Der Landtag Nordrhein-Westfalen, sehr geehrter Kollege Sagel – das wissen Sie auch aus Ihrer parlamentarischen Geschichte –, hat sich in den 60 Jahren seines Bestehens und auch in letzter Zeit immer wieder intensiv mit dem Nationalsozialismus und mit Gewaltherrschaft, aus welcher politischen Richtung auch immer, beschäftigt. Wir haben uns mit den Opfern beschäftigt, wir haben uns mit den Tätern beschäftigt, aber wir haben uns auch mit den politischen Nachfolgern vor allem aus der Zeit des Nationalsozialismus auseinandergesetzt.
In diesen Debatten, liebe Kolleginnen und Kollegen, haben wir nichts verdrängt, nichts verschwiegen, da ist nichts verschwiemelt worden, da ist vor der Öffentlichkeit nichts verborgen worden.
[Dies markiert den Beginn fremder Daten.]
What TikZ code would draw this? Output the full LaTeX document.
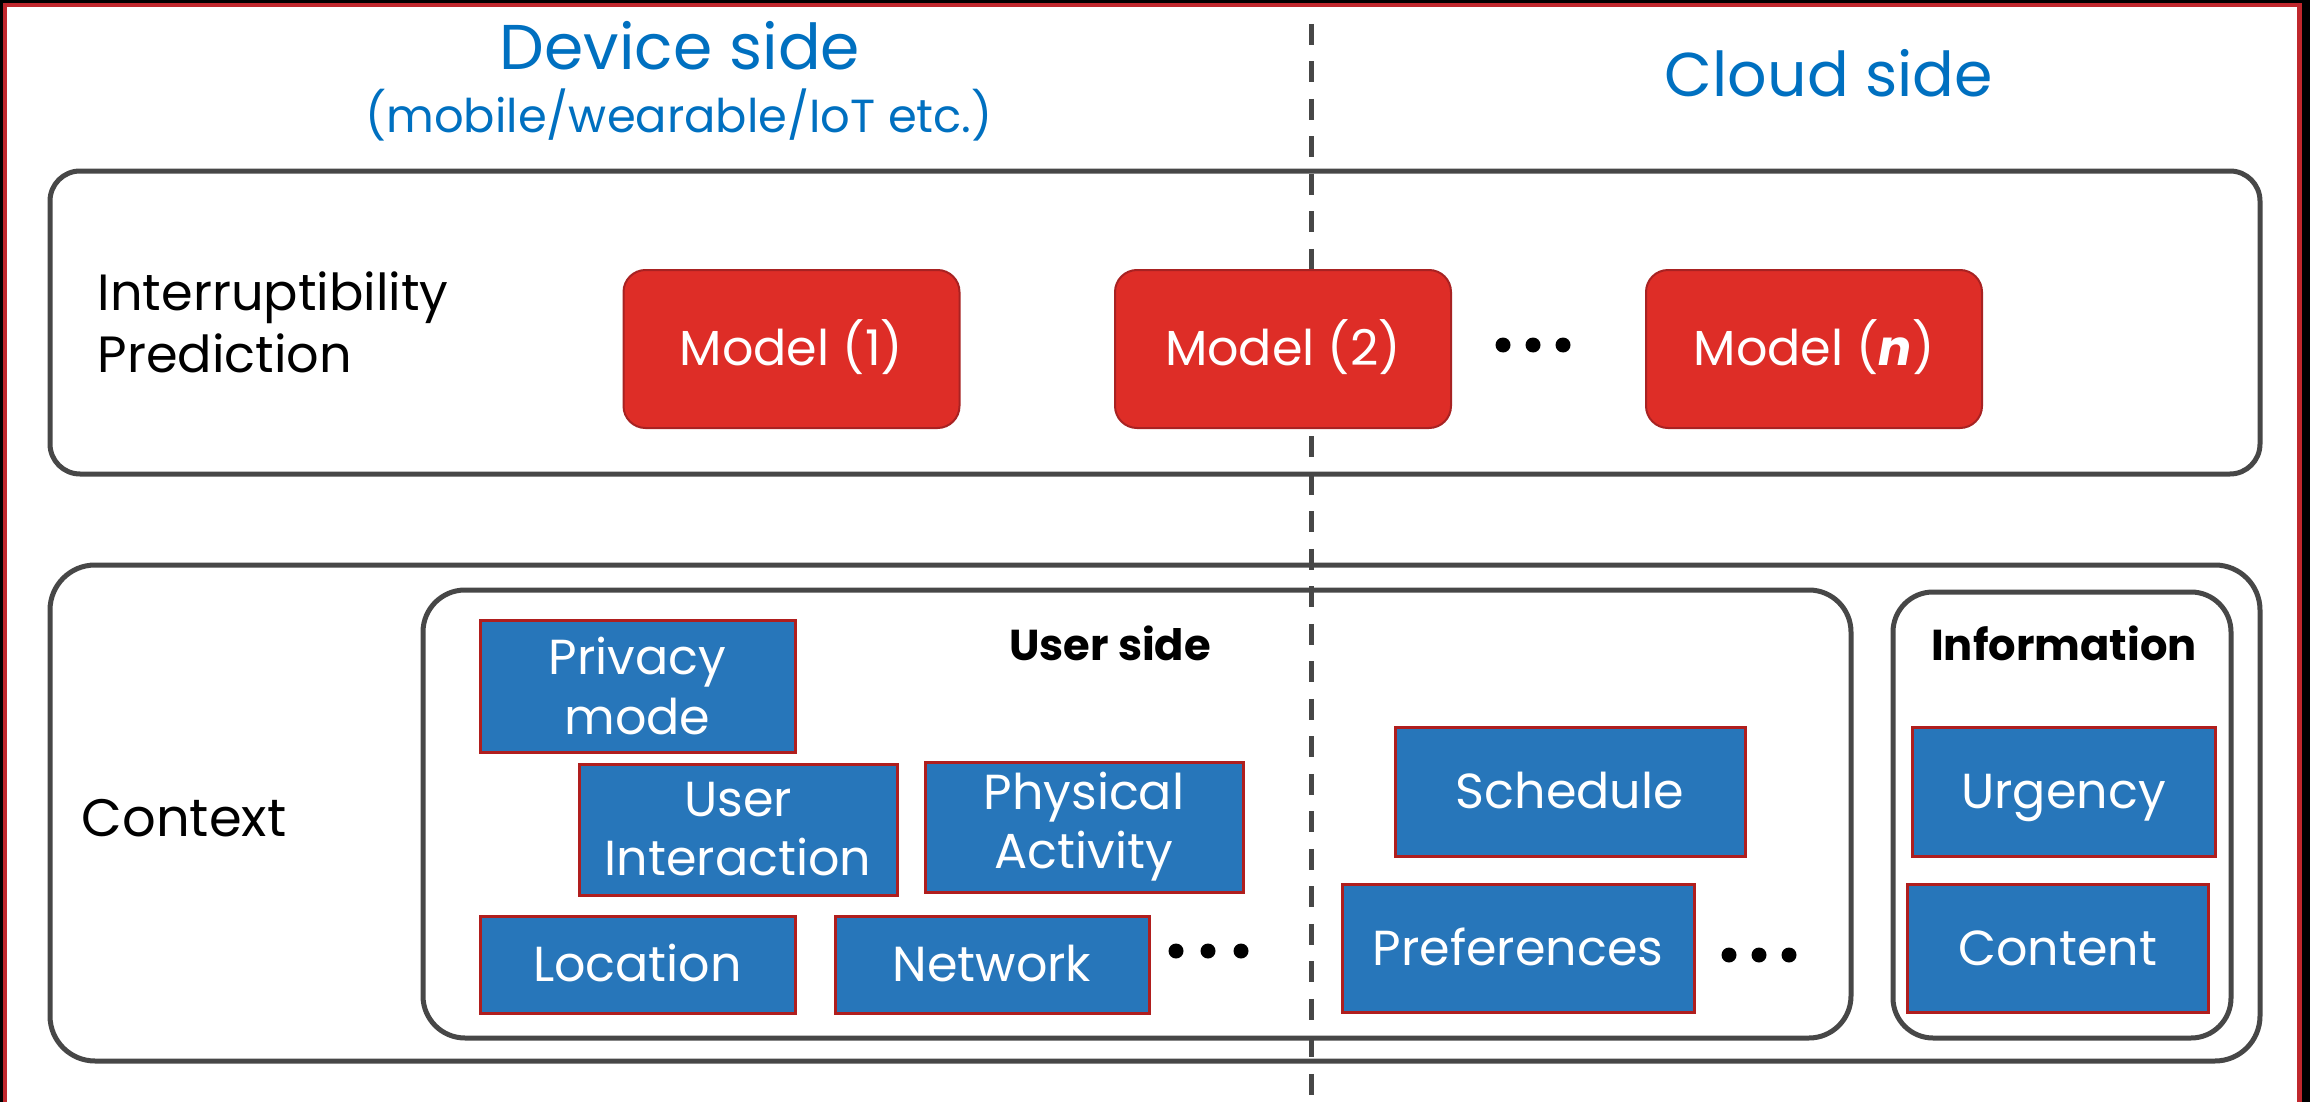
\documentclass[tikz,border=0pt]{standalone}
\usepackage{fontspec}
\setmainfont{Poppins}
\usetikzlibrary{positioning}

\definecolor{titleblue}{HTML}{0070C0}
\definecolor{modelred}{HTML}{DE2D27}
\definecolor{modeledge}{HTML}{A82222}
\definecolor{ctxblue}{HTML}{2776BA}
\definecolor{ctxedge}{HTML}{B01E1E}
\definecolor{panelgray}{HTML}{474747}
\definecolor{framered}{HTML}{C0272D}

\begin{document}
\begin{tikzpicture}[x=0.1mm, y=-0.1mm,
    panel/.style={draw=panelgray, line width=0.5mm, inner sep=0pt},
    model/.style={draw=modeledge, line width=0.2mm, fill=modelred, rounded corners=2.2mm,
      minimum width=33.6mm, minimum height=15.8mm, inner sep=0pt, text=white,
      text height=3.4mm, text depth=0pt, font=\fontsize{14}{16.8}\selectfont},
    ctx/.style={draw=ctxedge, line width=0.3mm, fill=ctxblue, text=white, align=center,
      inner sep=0pt, font=\fontsize{14}{16.8}\selectfont},
    oneline/.style={text height=3.4mm, text depth=0pt},
    heading/.style={text=titleblue, anchor=base, inner sep=0pt},
    sidetext/.style={anchor=base west, inner sep=0pt, align=left},
    grouptitle/.style={anchor=base, inner sep=0pt, font=\fontsize{12.3}{15}\selectfont\bfseries},
    dotmark/.style={circle, fill=black, inner sep=0pt, minimum size=1.5mm},
    divider/.style={draw=panelgray, line width=0.5mm, dash pattern=on 2.1mm off 1.65mm}]

  % frame
  \useasboundingbox (0,0) rectangle (2310,1102);
  \fill[black] (0,0) rectangle (2310,1102);
  \fill[framered] (3,3) rectangle (2302,1110);
  \fill[white] (7,7) rectangle (2297,1110);

  % headings
  \node[heading, font=\fontsize{18}{22}\selectfont] (devtitle) at (680,70) {Device side};
  \node[heading, font=\fontsize{13.2}{16}\selectfont] (devsub) at (679,133) {(mobile/wearable/IoT etc.)};
  \node[heading, font=\fontsize{17.6}{22}\selectfont] (cloudtitle) at (1829,97) {Cloud side};

  % panels
  \node[panel, rounded corners=3mm, minimum width=221mm, minimum height=30.3mm] (predbox) at (1155,322.5) {};
  \node[panel, rounded corners=4.5mm, minimum width=221mm, minimum height=49.6mm] (ctxbox) at (1155,813) {};
  \node[panel, rounded corners=4.2mm, minimum width=142.8mm, minimum height=44.8mm] (userbox) at (1137,814) {};
  \node[panel, rounded corners=4mm, minimum width=33.8mm, minimum height=44.6mm] (infobox) at (2062,815) {};

  \coordinate (divtop) at (1311,24);
  \coordinate (divbot) at (1311,1102);
  \draw[divider] (divtop) -- (divbot);

  % prediction row
  \node[sidetext, font=\fontsize{14.5}{17.6}\selectfont] (predlabel) at (97,372) {Interruptibility\\Prediction};
  \node[model] (model1) at (791.5,349) {Model (1)};
  \node[model] (model2) at (1283,349) {Model (2)};
  \node[model] (modeln) at (1814,349) {Model (\textbf{\textit{n}})};
  \foreach \i/\x in {1/1503,2/1533,3/1563}
    \node[dotmark] (mdot\i) at (\x,345) {};

  % context row
  \node[sidetext, font=\fontsize{15}{17.6}\selectfont] (ctxlabel) at (81,836) {Context};
  \node[grouptitle] (usertitle) at (1110,660) {User side};
  \node[grouptitle] (infotitle) at (2064,660) {Information};

  \node[ctx, minimum width=31.5mm, minimum height=13.2mm] (privacy) at (637.5,686) {Privacy\\mode};
  \node[ctx, minimum width=31.8mm, minimum height=13.1mm] (interaction) at (738,829.5) {User\\Interaction};
  \node[ctx, minimum width=31.8mm, minimum height=13mm] (activity) at (1084,827) {Physical\\Activity};
  \node[ctx, oneline, minimum width=31.5mm, minimum height=9.7mm] (location) at (637.5,964.5) {Location};
  \node[ctx, oneline, minimum width=31.4mm, minimum height=9.7mm] (network) at (992,964.5) {Network};
  \foreach \i/\x in {1/1176,2/1208,3/1241}
    \node[dotmark] (udot\i) at (\x,951) {};

  \node[ctx, oneline, minimum width=35mm, minimum height=12.9mm] (schedule) at (1570,791.5) {Schedule};
  \node[ctx, oneline, minimum width=35.2mm, minimum height=12.8mm] (preferences) at (1518,948) {Preferences};
  \foreach \i/\x in {1/1729,2/1759,3/1789}
    \node[dotmark] (cdot\i) at (\x,955) {};

  \node[ctx, oneline, minimum width=30.3mm, minimum height=12.9mm] (urgency) at (2063.5,791.5) {Urgency};
  \node[ctx, oneline, minimum width=30.1mm, minimum height=12.8mm] (content) at (2057.5,948) {Content};

\end{tikzpicture}
\end{document}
Der Landtag hat bei seiner Auseinandersetzung mit jeder Form von Gewaltherrschaft, oftmals nach schwierigen Diskussionen untereinander, immer einen Weg gefunden, dass wir eng beieinander waren und gemeinsam beschlossen haben – in der Regel einstimmig. Manchmal war das nicht einfach zu erreichen, aber wir haben es nach langen Diskussionen immer geschafft. In der Einschätzung von Gewaltherrschaft, sei es von rechts – Nationalsozialismus – oder sei es von links, waren wir immer einer Meinung und haben das hier gemeinsam getragen. Das zeichnet im Übrigen diesen Landtag auch in hohem Maße aus.